Le nom de la rue vient de ce qu’à cet endroit, à l’époque romaine, se tenait le quartier juif de la ville, vicus judaeorum. Il était à l’ouest du cardo (axe nord-sud), aujourd’hui la rue des Carmes, et au nord du decumanus (axe est-ouest), aujourd’hui la rue du Gros-Horloge.

Par un hasard quasi-miraculeux, des terrassiers découvrent en août 1976, sous la cour du palais de justice, une vaste cavité d’environ 10 mètres sur 15, avec des murs d’élévation de 1,30 mètre d’épaisseur. Alertés, les archéologues identifient très vite le rez-de-chaussée d’une grande maison romane construite vers 1100, juste après la première croisade et les massacres de juifs qui l’ont accompagnée, y compris à Rouen.

De nombreux graffiti en hébreu figurent sur les pierres.

Plusieurs évoquent un verset du Livre des Rois : « Que cette maison soit sublime (pour l’éternité) ». D’où le nom donné aujourd’hui à l’ensemble archéologique (sa restauration fait l’objet en 2016 d’une souscription publique à l’initiative de la Fondation du Patrimoine).

On y voit aussi quelques pierres sculptées, dont un lion à double corps qui pourrait rappeler le lion de Judas et un ensemble avec dragon et vipère, peut-être une allusion au psaume 90 de la Bible (« tu marcheras sur la vipère et le scorpion / tu écraseras le lion et le dragon »). Une nouvelle découverte va suivre en 1982, de l’autre côté de la rue : sans doute les restes de la demeure d’un notable juif.


Ces découvertes archéologiques, tout comme les travaux de l’historien Norman Golb, confirment l’importance de la communauté juive rouennaise jusqu’à la fin du Moyen Âge.
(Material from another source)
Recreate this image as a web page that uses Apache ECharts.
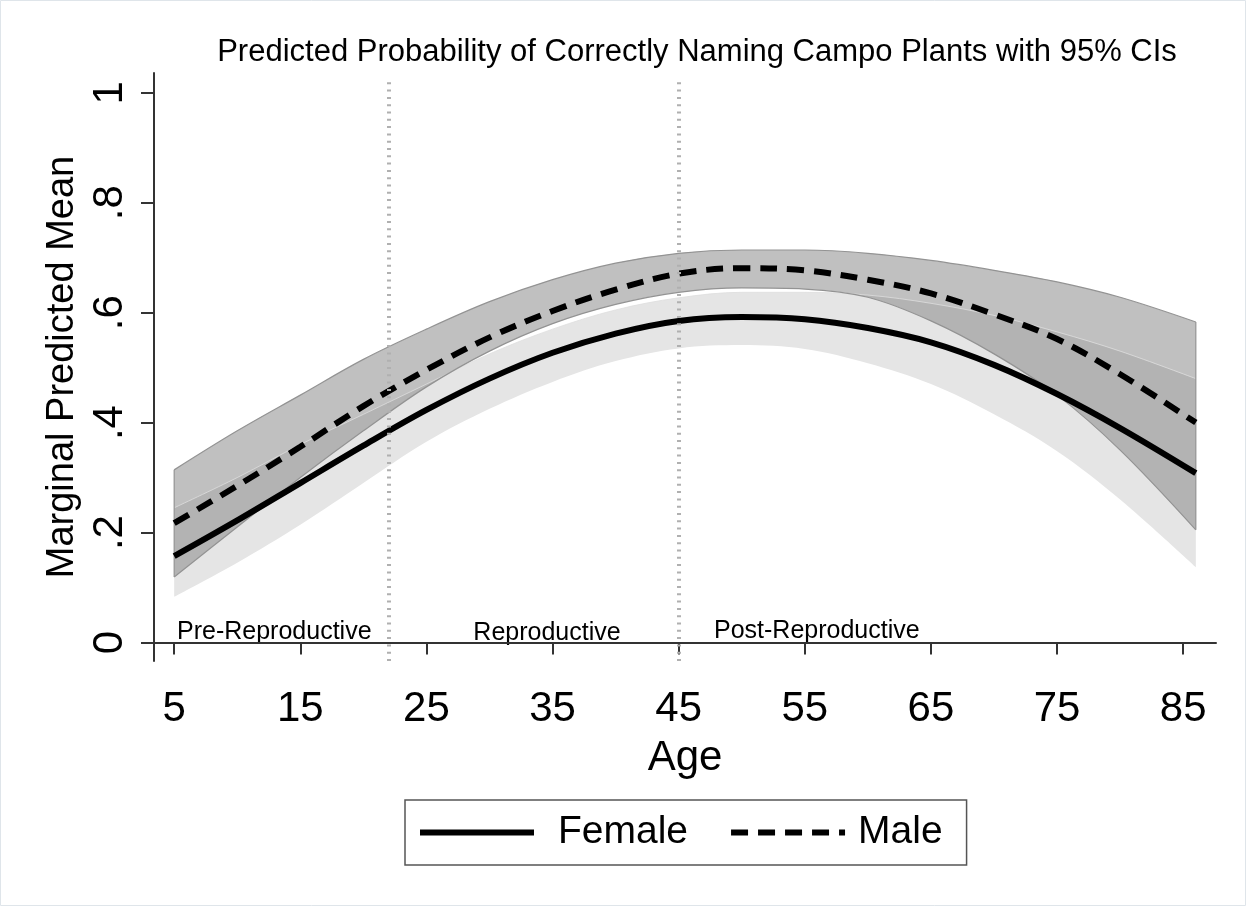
<!DOCTYPE html>
<html>
<head>
<meta charset="utf-8">
<script src="https://cdn.jsdelivr.net/npm/echarts@6/dist/echarts.min.js"></script>
<style>
html,body{margin:0;padding:0;background:#fff;}
#chart{width:1247px;height:909px;}
</style>
</head>
<body>
<div id="chart"></div>
<script>
// ---- data ----
const ages       = [5, 10, 15, 20, 25, 30, 35, 40, 45, 50, 55, 60, 65, 70, 75, 80, 86];
const femaleMean = [0.157, 0.222, 0.290, 0.358, 0.423, 0.480, 0.527, 0.562, 0.585, 0.592, 0.588, 0.572, 0.546, 0.505, 0.452, 0.390, 0.308];
const femaleLow  = [0.083, 0.145, 0.214, 0.290, 0.365, 0.425, 0.474, 0.512, 0.535, 0.541, 0.534, 0.508, 0.470, 0.415, 0.348, 0.260, 0.137];
const femaleHigh = [0.245, 0.300, 0.360, 0.415, 0.470, 0.525, 0.570, 0.605, 0.627, 0.637, 0.637, 0.632, 0.617, 0.595, 0.565, 0.530, 0.480];
const maleMean   = [0.217, 0.285, 0.356, 0.430, 0.496, 0.555, 0.603, 0.642, 0.671, 0.681, 0.677, 0.660, 0.635, 0.597, 0.552, 0.488, 0.400];
const maleLow    = [0.119, 0.210, 0.300, 0.385, 0.465, 0.530, 0.580, 0.615, 0.637, 0.645, 0.643, 0.628, 0.585, 0.525, 0.450, 0.350, 0.205];
const maleHigh   = [0.314, 0.385, 0.450, 0.515, 0.570, 0.620, 0.660, 0.690, 0.708, 0.714, 0.714, 0.708, 0.695, 0.677, 0.656, 0.628, 0.583];

const xTickValues = [5, 15, 25, 35, 45, 55, 65, 75, 85];
const yTickValues = [0, 0.2, 0.4, 0.6, 0.8, 1];
const yTickLabels = ['0', '.2', '.4', '.6', '.8', '1'];

const zoneBounds = [22, 45];
const zoneLineTop = 1.024;
const zoneNames = ['Pre-Reproductive', 'Reproductive', 'Post-Reproductive'];

const titleText = 'Predicted Probability of Correctly Naming Campo Plants with 95% CIs';
const xName = 'Age';
const yName = 'Marginal Predicted Mean';
const seriesNames = ['Female', 'Male'];

// ---- chart ----
const FONT = "'Liberation Sans', Arial, Helvetica, sans-serif";
const X_MIN = 3.4, X_MAX = 87.6, Y_MIN = -0.0337, Y_MAX = 1.036;

const pair = (xs, ys) => xs.map((x, i) => [x, ys[i]]);
// value first, age second (encode swaps them) so that stacking happens on the y value
const vFirst = (vals) => ages.map((x, i) => [vals[i], x]);
const diffFirst = (hi, lo) => ages.map((x, i) => [+(hi[i] - lo[i]).toFixed(4), x]);
const swapEncode = {x: 1, y: 0};

const chart = echarts.init(document.getElementById('chart'), null, {renderer: 'canvas'});

const lastI = ages.length - 1;
const smooth = 0.35;
const BAND_EDGE = '#939393';

const iconSolid = 'path://M0,0h114v6h-114z';
const iconDash = 'path://M0,0h17v6h-17z M27,0h17v6h-17z M54,0h17v6h-17z M81,0h17v6h-17z M108,0h6v6h-6z';

const option = {
  animation: false,
  backgroundColor: '#fff',
  grid: {left: 154, right: 31, top: 73, bottom: 248, containLabel: false},
  xAxis: {
    type: 'value', min: X_MIN, max: X_MAX,
    name: xName, nameLocation: 'middle', nameGap: 76,
    nameTextStyle: {fontFamily: FONT, fontSize: 42, color: '#000'},
    axisLine: {show: true, lineStyle: {color: '#333', width: 2}},
    axisTick: {show: true, length: 12, lineStyle: {color: '#333', width: 2}, customValues: xTickValues},
    axisLabel: {fontFamily: FONT, fontSize: 42, color: '#000', margin: 27, customValues: xTickValues},
    splitLine: {show: false}
  },
  yAxis: {
    type: 'value', min: Y_MIN, max: Y_MAX,
    name: yName, nameLocation: 'middle', nameGap: 72, nameRotate: 90,
    nameTextStyle: {fontFamily: FONT, fontSize: 38, color: '#000'},
    axisLine: {show: true, lineStyle: {color: '#333', width: 2}},
    axisTick: {show: true, length: 13, lineStyle: {color: '#333', width: 2}, customValues: yTickValues},
    axisLabel: {
      fontFamily: FONT, fontSize: 42, color: '#000', margin: 23, rotate: 90,
      customValues: yTickValues,
      formatter: v => {
        const i = yTickValues.findIndex(t => Math.abs(t - v) < 1e-6);
        return i >= 0 ? yTickLabels[i] : '';
      }
    },
    splitLine: {show: false}
  },
  legend: {
    data: [
      {name: seriesNames[0], icon: iconSolid, textStyle: {padding: [0, 0, 0, 19]}},
      {name: seriesNames[1], icon: iconDash, textStyle: {padding: [0, 0, 0, 8]}}
    ],
    left: 405, top: 800,
    padding: [13, 24, 13, 15],
    itemWidth: 114, itemHeight: 6, itemGap: 43,
    itemStyle: {color: '#000', borderWidth: 0},
    borderColor: '#555', borderWidth: 1.5,
    textStyle: {fontFamily: FONT, fontSize: 39, color: '#000'},
    selectedMode: false
  },
  graphic: [
    {type: 'rect', shape: {x: 0.5, y: 0.5, width: 1245, height: 905}, style: {fill: 'none', stroke: '#dfe5ea', lineWidth: 1}, silent: true},
    {type: 'text', x: 697, y: 52, style: {text: titleText, font: `31px ${FONT}`, fill: '#000', align: 'center', verticalAlign: 'middle'}, silent: true},
    {type: 'text', x: 177, y: 632, style: {text: zoneNames[0], font: `25px ${FONT}`, fill: '#000', align: 'left', verticalAlign: 'middle'}, silent: true},
    {type: 'text', x: 547, y: 633, style: {text: zoneNames[1], font: `25px ${FONT}`, fill: '#000', align: 'center', verticalAlign: 'middle'}, silent: true},
    {type: 'text', x: 714, y: 631, style: {text: zoneNames[2], font: `25px ${FONT}`, fill: '#000', align: 'left', verticalAlign: 'middle'}, silent: true}
  ],
  series: [
    // zone boundary lines
    {
      name: 'zones', type: 'line', data: [], z: 1, silent: true,
      markLine: {
        silent: true, symbol: ['none', 'none'], label: {show: false},
        lineStyle: {color: '#b0b0b0', width: 4, type: [2, 5.3]},
        data: zoneBounds.map(b => [{coord: [b, Y_MIN]}, {coord: [b, zoneLineTop]}])
      }
    },
    // female CI band
    {
      name: 'fLow', type: 'line', stack: 'fband', data: vFirst(femaleLow), encode: swapEncode,
      symbol: 'none', smooth: smooth, lineStyle: {width: 0, opacity: 0}, z: 2, silent: true
    },
    {
      name: 'fBand', type: 'line', stack: 'fband', data: diffFirst(femaleHigh, femaleLow), encode: swapEncode,
      symbol: 'none', smooth: smooth, lineStyle: {width: 0.8, color: '#dedede'},
      areaStyle: {color: '#e5e5e5', opacity: 1}, z: 2, silent: true
    },
    // male CI band
    {
      name: 'mLow', type: 'line', stack: 'mband', data: vFirst(maleLow), encode: swapEncode,
      symbol: 'none', smooth: smooth, lineStyle: {width: 1.2, color: BAND_EDGE}, z: 2, silent: true
    },
    {
      name: 'mBand', type: 'line', stack: 'mband', data: diffFirst(maleHigh, maleLow), encode: swapEncode,
      symbol: 'none', smooth: smooth, lineStyle: {width: 1.2, color: BAND_EDGE},
      areaStyle: {color: 'rgb(130,130,130)', opacity: 0.5}, z: 2, silent: true
    },
    {
      name: 'mEdgeL', type: 'line', data: [[ages[0], maleLow[0]], [ages[0], maleHigh[0]]],
      symbol: 'none', lineStyle: {width: 1.2, color: BAND_EDGE}, z: 2, silent: true
    },
    {
      name: 'mEdgeR', type: 'line', data: [[ages[lastI], maleLow[lastI]], [ages[lastI], maleHigh[lastI]]],
      symbol: 'none', lineStyle: {width: 1.2, color: BAND_EDGE}, z: 2, silent: true
    },
    // mean curves
    {
      name: seriesNames[0], type: 'line', data: pair(ages, femaleMean),
      symbol: 'none', smooth: smooth, color: '#000',
      lineStyle: {width: 6, color: '#000', cap: 'butt'}, z: 3
    },
    {
      name: seriesNames[1], type: 'line', data: pair(ages, maleMean),
      symbol: 'none', smooth: smooth, color: '#000',
      lineStyle: {width: 6, color: '#000', type: [17, 10], cap: 'butt'}, z: 3
    }
  ]
};

chart.setOption(option);
</script>
</body>
</html>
Aux XIe et XIIe siècles, à une époque de grande effervescence spirituelle, tant dans le monde chrétien (Abélard…) que dans le monde musulman (Averroès…), l’école rabbinique de Rouen est un centre réputé d’études hébraïques.

Elle instruit quelques dizaines d’étudiants et reçoit des professeurs qui ont nom Rashbam, petit-fils de l’illustre exégète Rachi de Troyes (1040-1105) ou encore Ibn Ezra, un Andalou qui va contribuer à faire connaître la culture arabe dans l’Europe médiévale.
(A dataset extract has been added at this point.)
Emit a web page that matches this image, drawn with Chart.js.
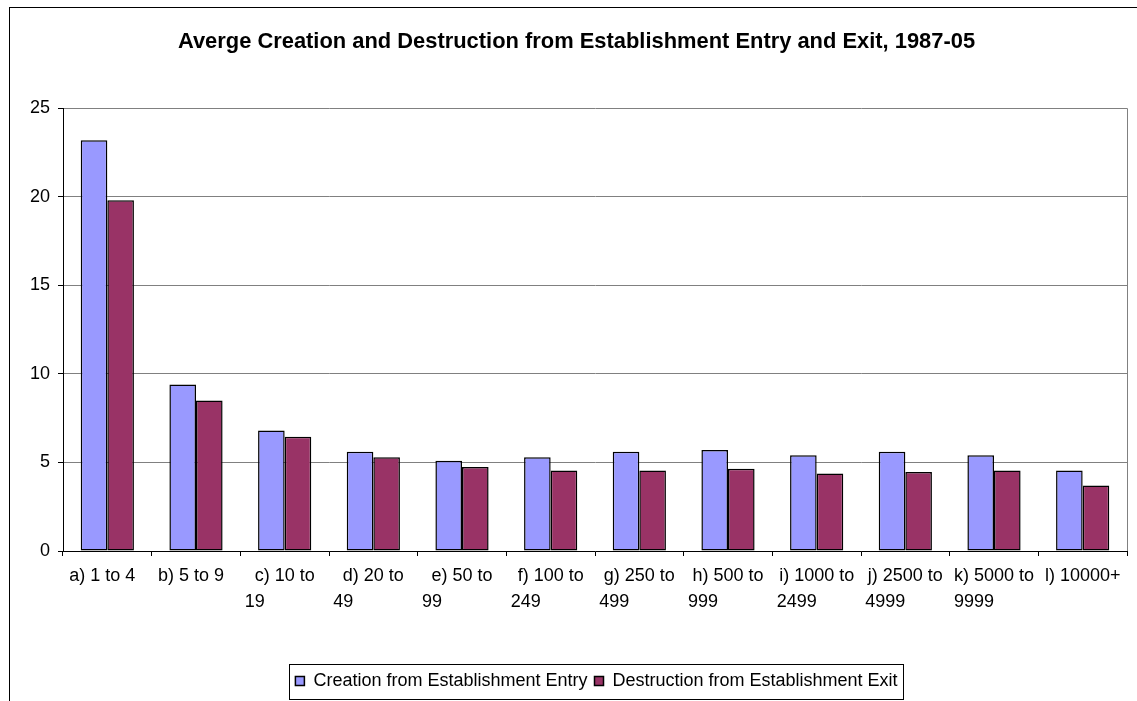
<!DOCTYPE html>
<html>
<head>
<meta charset="utf-8">
<script src="https://cdn.jsdelivr.net/npm/chart.js@4"></script>
<style>
  html, body { margin: 0; padding: 0; background: #fff; overflow: hidden; }
  #frame { position: absolute; left: 9px; top: 7px; width: 1200px; height: 800px; border: 1px solid #000; }
  #mainChart { position: absolute; left: 0; top: 0; }
</style>
</head>
<body>
<div id="frame"></div>
<canvas id="mainChart" width="1137" height="701"></canvas>
<script>
const categories = [
    ["a) 1 to 4"], ["b) 5 to 9"], ["c) 10 to", "19"], ["d) 20 to", "49"],
    ["e) 50 to", "99"], ["f) 100 to", "249"], ["g) 250 to", "499"], ["h) 500 to", "999"],
    ["i) 1000 to", "2499"], ["j) 2500 to", "4999"], ["k) 5000 to", "9999"], ["l) 10000+"]
];
const creation = [23.2, 9.4, 6.8, 5.6, 5.1, 5.3, 5.6, 5.7, 5.4, 5.6, 5.4, 4.55];
const destruction = [19.8, 8.5, 6.45, 5.3, 4.75, 4.55, 4.55, 4.65, 4.37, 4.46, 4.55, 3.7];
const yTicks = [0, 5, 10, 15, 20, 25];

const FONT = "'Liberation Sans', Arial, sans-serif";

// excel wraps the 2nd line from the left, so pad it with spaces to push it over
function wrapLabel(lines) {
    if (lines.length < 2) {
        return lines[0].indexOf(" to ") >= 0 ? lines[0] + "  " : lines[0];
    }
    let second = lines[1] + " ".repeat(Math.max(0, 16 - 2 * lines[1].length));
    return [lines[0], second];
}

const framePlugin = {
    id: "framePlugin",
    afterLayout(chart) {
        // legend sits a bit right of centre in the original
        chart.legend.left += 20;
        chart.legend.right += 20;
    },
    afterDraw(chart) {
        const c = chart.ctx;
        const a = chart.chartArea;
        c.save();
        // plot area right edge
        c.strokeStyle = "#808080";
        c.lineWidth = 1;
        c.beginPath();
        c.moveTo(Math.round(a.right) + 0.5, a.top);
        c.lineTo(Math.round(a.right) + 0.5, a.bottom);
        c.stroke();
        // box round the legend
        const boxes = chart.legend.legendHitBoxes;
        if (boxes && boxes.length) {
            let l = Math.min(...boxes.map(b => b.left));
            let r = Math.max(...boxes.map(b => b.left + b.width));
            let t = boxes[0].top;
            c.strokeStyle = "#000";
            c.strokeRect(Math.round(l - 6) + 0.5, Math.round(t - 8) + 0.5, Math.round(r - l + 12), 35);
        }
        c.restore();
    }
};

let ctx = document.getElementById("mainChart").getContext("2d");
let mainChart = new Chart(ctx, {
    type: "bar",
    data: {
        labels: categories,
        datasets: [{
            label: "Creation from Establishment Entry",
            data: creation,
            backgroundColor: "#9999FF",
            borderColor: "#000000",
            borderWidth: 1.5,
            borderSkipped: false
        }, {
            label: "Destruction from Establishment Exit",
            data: destruction,
            backgroundColor: "#993366",
            borderColor: "#000000",
            borderWidth: 1.5,
            borderSkipped: false
        }]
    },
    options: {
        responsive: false,
        animation: false,
        layout: { padding: { left: 26, right: 10, top: 0, bottom: 1 } },
        datasets: { bar: { categoryPercentage: 0.6, barPercentage: 1.0 } },
        plugins: {
            title: {
                display: true,
                text: "Averge Creation and Destruction from Establishment Entry and Exit, 1987-05",
                color: "#000",
                font: { family: FONT, size: 21.9, weight: "bold" },
                padding: { top: 29, bottom: 53 }
            },
            legend: {
                position: "bottom",
                labels: {
                    color: "#000",
                    font: { family: FONT, size: 18 },
                    boxWidth: 9,
                    boxHeight: 9,
                    padding: 7
                }
            },
            tooltip: { enabled: false }
        },
        scales: {
            x: {
                grid: { display: true, drawOnChartArea: false, drawTicks: true, tickLength: 5, color: "#000" },
                border: { color: "#000", width: 1 },
                ticks: {
                    color: "#000",
                    font: { family: FONT, size: 18, lineHeight: "26px" },
                    padding: 7,
                    maxRotation: 0,
                    autoSkip: false,
                    callback: function (value, index) { return wrapLabel(categories[index]); }
                },
                afterFit: function (scale) { scale.height = 114; }
            },
            y: {
                min: 0,
                max: 25,
                afterBuildTicks: function (scale) { scale.ticks = yTicks.map(v => ({ value: v })); },
                grid: { color: "#808080", tickColor: "#000", tickLength: 5 },
                border: { color: "#000", width: 1 },
                ticks: {
                    color: "#000",
                    font: { family: FONT, size: 18 },
                    padding: 8
                },
                afterFit: function (scale) { scale.width = 37; }
            }
        }
    },
    plugins: [framePlugin]
});
</script>
</body>
</html>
Une communauté florissante et meurtrie

Ne nous arrêtons pas sur cet instantané trop rose. Comme toutes les communautés juives d’Occident, celle de Rouen est périodiquement victime de violences plébéiennes.
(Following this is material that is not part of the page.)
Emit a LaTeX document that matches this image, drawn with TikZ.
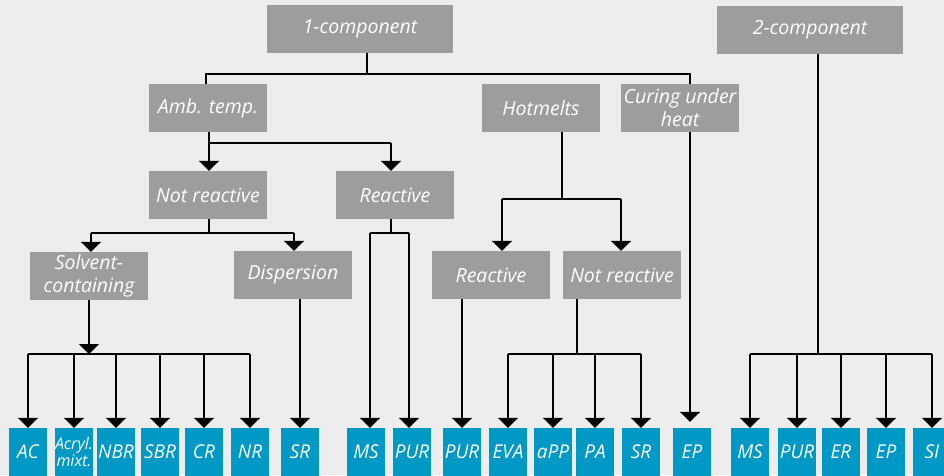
\documentclass[tikz,border=0pt]{standalone}
\usepackage{fontspec}
\setmainfont{Open Sans}
\usetikzlibrary{arrows.meta}
\definecolor{bg}{HTML}{EDEDED}
\definecolor{boxgray}{HTML}{9D9D9C}
\definecolor{boxblue}{HTML}{0098C5}
\begin{document}
\begin{tikzpicture}[x=1pt,y=-1pt,
  gbox/.style={fill=boxgray,text=white,inner sep=0pt,minimum width=118pt,minimum height=48pt,align=center,
    font=\fontsize{19.5}{23}\selectfont\itshape},
  bbox/.style={fill=boxblue,text=white,inner sep=0pt,minimum width=38pt,minimum height=48pt,align=center,
    font=\fontsize{19}{20}\selectfont\itshape},
  conn/.style={line width=2pt,draw=black},
  arr/.style={conn,-{Triangle[width=20pt,length=10pt]}}]
\fill[bg] (0,0) rectangle (944,475);
\clip (0,0) rectangle (944,475);
% gray boxes
\node[gbox,minimum width=186pt] (c1) at (360,29) {1-component};
\node[gbox,minimum width=186pt] (c2) at (810,30) {2-component};
\node[gbox] (amb) at (208,108) {Amb. temp.};
\node[gbox] (hot) at (541,108) {Hotmelts};
\node[gbox] (cur) at (680,108) {Curing under\\heat};
\node[gbox] (nr1) at (208,195) {Not reactive};
\node[gbox] (re1) at (395,195) {Reactive};
\node[gbox] (sol) at (89,276) {Solvent-\\containing};
\node[gbox] (dis) at (293,275) {Dispersion};
\node[gbox] (re2) at (491,275) {Reactive};
\node[gbox] (nr2) at (622,275) {Not reactive};
% blue boxes
\node[bbox] (ac) at (28,452) {AC};
\node[bbox,font=\fontsize{16}{17}\selectfont\itshape] (acr) at (74,452) {Acryl.\\mixt.};
\node[bbox] (nbr) at (116,452) {NBR};
\node[bbox] (sbr) at (160,452) {SBR};
\node[bbox] (cr) at (204,452) {CR};
\node[bbox] (nr) at (250,452) {NR};
\node[bbox] (sr1) at (300,452) {SR};
\node[bbox] (ms1) at (366,452) {MS};
\node[bbox] (pur1) at (412,452) {PUR};
\node[bbox] (pur2) at (462,452) {PUR};
\node[bbox] (eva) at (508,452) {EVA};
\node[bbox] (app) at (553,452) {aPP};
\node[bbox] (pa) at (595,452) {PA};
\node[bbox] (sr2) at (641,452) {SR};
\node[bbox] (ep1) at (692,452) {EP};
\node[bbox] (ms2) at (750,452) {MS};
\node[bbox] (pur3) at (797,452) {PUR};
\node[bbox] (er) at (841,452) {ER};
\node[bbox] (ep2) at (886,452) {EP};
\node[bbox] (si) at (932,452) {SI};
% junctions
\coordinate (j1) at (367,74);
\coordinate (j1l) at (206,74);
\coordinate (j1r) at (690,74);
\coordinate (j2) at (209,143);
\coordinate (j2r) at (391,143);
\coordinate (j3) at (209,233);
\coordinate (j3l) at (91,233);
\coordinate (j3r) at (294,233);
\coordinate (j4) at (391,233);
\coordinate (j4l) at (370,233);
\coordinate (j4r) at (409,233);
\coordinate (j5) at (89,354);
\coordinate (j7) at (562,199);
\coordinate (j7l) at (502,199);
\coordinate (j7r) at (621,199);
\coordinate (j8) at (577,354);
\coordinate (j9) at (818,354);
% 1-component
\draw[conn] (c1.south -| j1) -- (j1);
\draw[conn] (amb.north -| j1l) -- (j1l) -- (j1r) -- (cur.north -| j1r);
% amb temp
\draw[conn] (amb.south -| j2) -- (j2) -- (j2r);
\draw[arr] (j2) -- (nr1.north -| j2);
\draw[arr] (j2r) -- (re1.north -| j2r);
% not reactive
\draw[conn] (nr1.south -| j3) -- (j3);
\draw[conn] (j3l) -- (j3r);
\draw[arr] (j3l) -- (sol.north -| j3l);
\draw[arr] (j3r) -- (dis.north -| j3r);
% reactive
\draw[conn] (re1.south -| j4) -- (j4);
\draw[conn] (j4l) -- (j4r);
\draw[arr] (j4l) -- (ms1.north -| j4l);
\draw[arr] (j4r) -- (pur1.north -| j4r);
% solvent-containing
\draw[arr] (sol.south -| j5) -- (j5);
\draw[conn] (ac.north |- j5) -- (nr.north |- j5);
\foreach \b in {ac,acr,nbr,sbr,cr,nr}{\draw[arr] (\b.north |- j5) -- (\b.north);}
% dispersion
\draw[arr] (dis.south -| sr1.north) -- (sr1.north);
% hotmelts
\draw[conn] (hot.south -| j7) -- (j7);
\draw[conn] (j7l) -- (j7r);
\draw[arr] (j7l) -- (re2.north -| j7l);
\draw[arr] (j7r) -- (nr2.north -| j7r);
\draw[arr] (re2.south -| pur2.north) -- (pur2.north);
\draw[conn] (nr2.south -| j8) -- (j8);
\draw[conn] (eva.north |- j8) -- (sr2.north |- j8);
\foreach \b in {eva,app,pa,sr2}{\draw[arr] (\b.north |- j8) -- (\b.north);}
% curing under heat
\draw[arr,shorten >=6pt] (cur.south -| j1r) -- (ep1.north -| j1r);
% 2-component
\draw[conn] (c2.south -| j9) -- (j9);
\draw[conn] (ms2.north |- j9) -- (si.north |- j9);
\foreach \b in {ms2,pur3,er,ep2,si}{\draw[arr] (\b.north |- j9) -- (\b.north);}
\end{tikzpicture}
\end{document}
Il suffit d’une épidémie ou d’un accident inhabituel pour que soient lancées des accusations contre le « peuple déicide ». Des bandes armées vont alors piller et tuer les juifs malgré les injonctions des évêques et des seigneurs attachés à leur sécurité.

On relate de semblables épisodes en 1007 mais les plus graves surviennent à l’occasion de la première croisade quand beaucoup de gens simples se demandent pourquoi ils iraient combattre les infidèles en Terre Sainte alors qu’ils en ont à leur portée.


La Maison Sublime atteste qu’aussitôt après ces massacres, les juifs de Rouen ont pu reconstruire leurs maisons et leurs lieux de culte.


En 1204, Philippe Auguste annexe définitivement la Normandie au royaume de France.

Les persécutions reviennent au long du XIIIe siècle, dans une atmosphère de grande méfiance à l’égard des juifs. Saint Louis impose à ceux-ci le port de la rouelle, une étoffe de tissu jaune destinée à les identifier.

Enfin, en 1306, son petit-fils Philippe le Bel croit pertinent de les chasser afin de s’emparer de leurs biens comme il l’a déjà fait avec les Templiers.

Il va très vite s’apercevoir de son erreur, les juifs n’étant plus là pour faire fructifier leur capital. Son fils Louis X le Hutin va les rappeler et ils seront à nouveau expulsés en 1394.

À Rouen, c’en est momentanément fini de la présence juive au XIVe siècle avant que ne se réinstallent dans la cité normande, à la Renaissance, quelques juifs chassés d’Espagne.

Le « royaume juif » est déjà, à cette date, tombé dans l’oubli.